Coil Maker (Not a Windmill) v1


How to make coils for the BORGI axial-flux Hubmotor (work in progress)

Picture of our coil making rig

The BORGI motor is a permanent magnet axial flux motor. Which means that the rotors (the spinning part of the motor) house permanent magents (Nd) and the stator has electromagnets. In contrast to the permanent magnets which you can just buy online, the electro magnets actually have to be made by yourself.

With the diameter of the copper wire, the length of the individual wires, the amount of wires in one coil and the amount of turns, you determine the physical properties of the coils. So this is a critical element in the motor build.

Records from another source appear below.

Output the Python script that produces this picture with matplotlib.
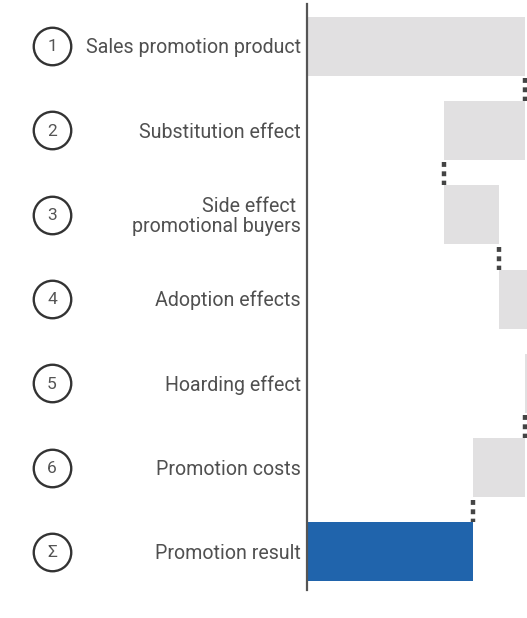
import matplotlib.pyplot as plt
import matplotlib.transforms as mtransforms

plt.rcParams['font.family'] = ['Roboto', 'DejaVu Sans']

labels = ["Sales promotion product", "Substitution effect", "Side effect \npromotional buyers",
          "Adoption effects", "Hoarding effect", "Promotion costs", "Promotion result"]
badges = ["1", "2", "3", "4", "5", "6", "Σ"]
changes = [100, -37, 25, 20, -8, -24]

gray = "#e1e0e1"
blue = "#2064ac"
dark = "#444444"

# running totals for the waterfall
starts, ends = [], []
total = 0
for c in changes:
    starts.append(total)
    total += c
    ends.append(total)
result = total

fig = plt.figure(figsize=(5.27, 6.18), dpi=100)
# 7 rows of ~84 px, first row centred at y=46
ax = fig.add_axes([307 / 527, 24 / 618, 1 - 307 / 527, 590 / 618])

h = 0.70
for i, (s, e) in enumerate(zip(starts, ends)):
    ax.barh(i, e - s, left=s, height=h, color=gray, linewidth=0)
ax.barh(len(changes), result, left=0, height=h, color=blue, linewidth=0)

# dotted connectors between consecutive bars
for i, e in enumerate(ends):
    ax.plot([e, e], [i + h / 2 + 0.03, i + 1 - h / 2], color=dark, lw=3.2,
            linestyle=(0, (1.1, 1.0)), solid_capstyle='butt', dash_capstyle='butt')

ax.set_xlim(0, 100.9)
ax.set_ylim(len(labels) - 0.5, -0.5)
ax.set_xticks([])
ax.set_yticks([])
for side in ["top", "right", "bottom"]:
    ax.spines[side].set_visible(False)
ax.spines["left"].set_color("#555555")
ax.spines["left"].set_linewidth(1.6)
ax.spines["left"].set_bounds(-0.5, len(labels) - 0.55)

tr = mtransforms.blended_transform_factory(fig.transFigure, ax.transData)
for i, (lab, b) in enumerate(zip(labels, badges)):
    ax.text(301 / 527, i + 0.02, lab, transform=tr, ha="right", va="center",
            fontsize=14.1, color="#505050", linespacing=1.05)
    ax.plot([52 / 527], [i], transform=tr, marker="o", markersize=27,
            mfc="white", mec="#333333", mew=1.7, clip_on=False)
    ax.text(52 / 527, i + 0.01, b, transform=tr, ha="center", va="center",
            fontsize=12.5, color="#555555")

fig.savefig("out.png", dpi=100)
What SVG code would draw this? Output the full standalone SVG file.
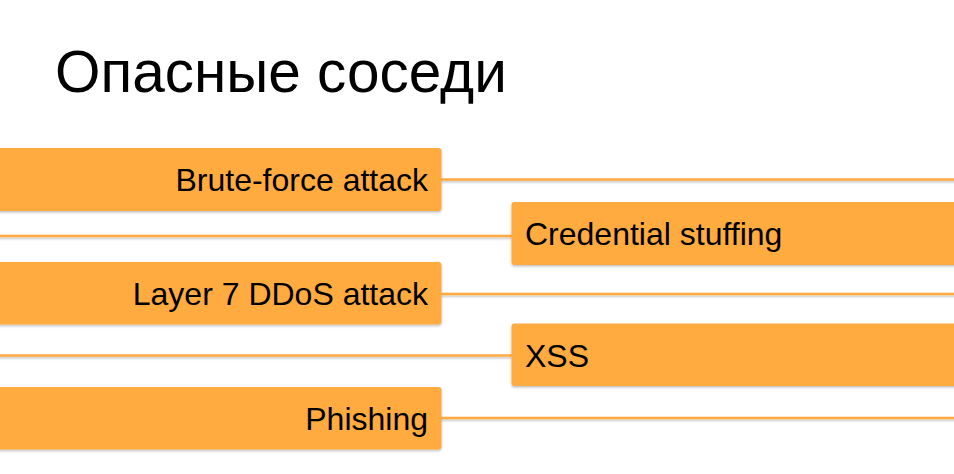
<svg xmlns="http://www.w3.org/2000/svg" width="954" height="474" viewBox="0 0 954 474">
<defs>
<filter id="sh" filterUnits="userSpaceOnUse" x="-20" y="0" width="1000" height="474">
<feDropShadow dx="0" dy="1.5" stdDeviation="1" flood-color="#000" flood-opacity="0.25"/>
</filter>
</defs>
<style>
.box{fill:#ffab40;filter:url(#sh)}
.lbl{font-family:"Liberation Sans",Arial,sans-serif;font-size:32px;fill:#000}
.end{text-anchor:end}
.ln{stroke:#ffab40;stroke-width:2.5;fill:none;filter:url(#sh)}
.title{font-family:"Liberation Sans",Arial,sans-serif;font-size:58.5px;fill:#000}
</style>
<rect width="954" height="474" fill="#fff"/>
<text class="title" x="55" y="92">Опасные соседи</text>
<g id="connectors">
<path class="ln" d="M441 179.5H960"/>
<path class="ln" d="M-5 236H512"/>
<path class="ln" d="M441 294H960"/>
<path class="ln" d="M-5 355.5H512"/>
<path class="ln" d="M441 418H960"/>
</g>
<g id="brute-force">
<rect class="box" x="-10" y="148" width="451.5" height="63" rx="3"/>
<text class="lbl end" x="428" y="191">Brute-force attack</text>
</g>
<g id="credential-stuffing">
<rect class="box" x="511.5" y="202" width="460" height="63" rx="3"/>
<text class="lbl" x="525" y="245">Credential stuffing</text>
</g>
<g id="layer7-ddos">
<rect class="box" x="-10" y="262" width="451.5" height="62.5" rx="3"/>
<text class="lbl end" x="428" y="305">Layer 7 DDoS attack</text>
</g>
<g id="xss">
<rect class="box" x="511.5" y="323.5" width="460" height="62.5" rx="3"/>
<text class="lbl" x="525" y="366.5">XSS</text>
</g>
<g id="phishing">
<rect class="box" x="-10" y="387" width="451.5" height="62.5" rx="3"/>
<text class="lbl end" x="428" y="430">Phishing</text>
</g>
</svg>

For the current build of BORGI (v001) we went with 0.1mm enamel copperwire.
We chose such a thin wire diameter because the thinner the wire, the less eddy currents occur in the wire while energizing it. This theoreticaly means less thermal buildup in the coils thus higher energy efficiency.

The coil as is in this version of the build consists of 210 individual strands of copper wire, each 4.6m long. Wound around a 3D-Printed coil template, you get a teardrop shaped coil which is 7mm thick.
You need 21 of them for one motor.

The coil winding process itself is a bit delicate as the individual copper strands are verry thin (0.1mm), almost as thin as a hair. The tricky part is actually measuring and cutting the individual wires to length and handling the wires in that process.

In theory you can manually measure and cut the wires to length and wind the coils with the help of a batterydrill or something like that. But we didn’t have much success with that method. The copperstrands are so thin that you easily crimp them or create tangles of unusable copper.
Furthermore you want a repeatable process which gives more or less equal results.

To achieve that, we have built a little machine which looks almost like a windmill, but its not a windmill. We should maybe call it “not a windmill”. It is basicly four arms rotating on an axis, driven by steppermotors controlled by an arduino. This gives us precise controll over the length of the wire we unspool from a bobbin.

For the BORGI Motor we need 210 strands of 4,6m long 0.1mm emaneled copper wire, which amounts to 966m of copper wire per spool. Thats an amazing 21 km of copper wire in the motor (21 coils) :slight_smile:
We used individual bobbins with 1000m each and used the “Not a Windmill” to unspool exactly 966m.
You could also use bigger bobbins or you could build a machine with 21 bobbins unspooling on the coil template directly.

So the process looks like this:

  1. Unspool 966m onto the Coil Maker (Not a Windmill).
  2. Take the copper loops of one arm of the NaW while keeping it tensioned.
  3. Hooking it up to a “traktor” wire and feed the bunch through a teflon tube (this keeps your wires nice and safe in the tube, not allowing the wire to tangle and create knots).
  4. pull 25 cm of the wirebunch out of the tube and put heatshrink around it.
  5. mark the heatshrink as the start of your coil.
  6. start winding the wires onto the coil templates, while drawing them out of the tube (leave the 25cm start hanging out of the coil). You should have 8 turns around the coiltemplate.
  7. when you’re done with winding you should have 25cm if wire left on the end as well.
  8. put heatshring on the end of the wire as well and mark it as end.
  9. put insulating tape around the coil to keep the wires in place.

3D printing coil templates

We made these 3D printed coil-templates, which give us a defined and repeatable package for the coils

BORGI-WheelHubMotor/stl/ coil_bottom.stl
BORGI-WheelHubMotor/stl/ coil_top.stl

We will add more info as well as a How-To video of the full process soon. Also more infos on how to build the Not a Windmill. stay energized.


Thankyou, that explanation of the winding coils is a great.

Regards Ross


Wow, nice!

Here is a sketch an Arduino automation jig I am musing about. It looks like y’all have got a system working for you- it would be cool to have an easy to reproduce / 3d printed system for hacking on these coils.
I am still fussing with an Arduino sketch for this kind of setup- the end user variables are:

  • width of coil (wind back and forth)
  • rod pitch (winder guide travel per rotation)
  • gauge of wire

So the whole thing can turn coils at the right speed / correct interval (speed * gauge / pitch), and adapt correctly as new motor versions develop.


  • Jess

Nice, will post our Not-a-windmill setup when i find time to digitize it. The not a windmill is mainly a contraption to get predictable amounts / length of wires, and unwind them from a single bobin. Should be fused with a propper winding machanism as proposed by you.


I spent a bit of today fiddling in Arduino-land on this- I’ll make a new thread detailing my winding jig when things are in better shape.

FWIW, I tried to cheat with a few H-bridges for controlling the steppers (to triumphantly avoid dealing with annoying 12v drivers)- this was about as precise as winding a coil with a ceiling fan, so I’m back to using DRV8825 drivers.

If anyone has opinions on (micro stepping) stepper control, let me know.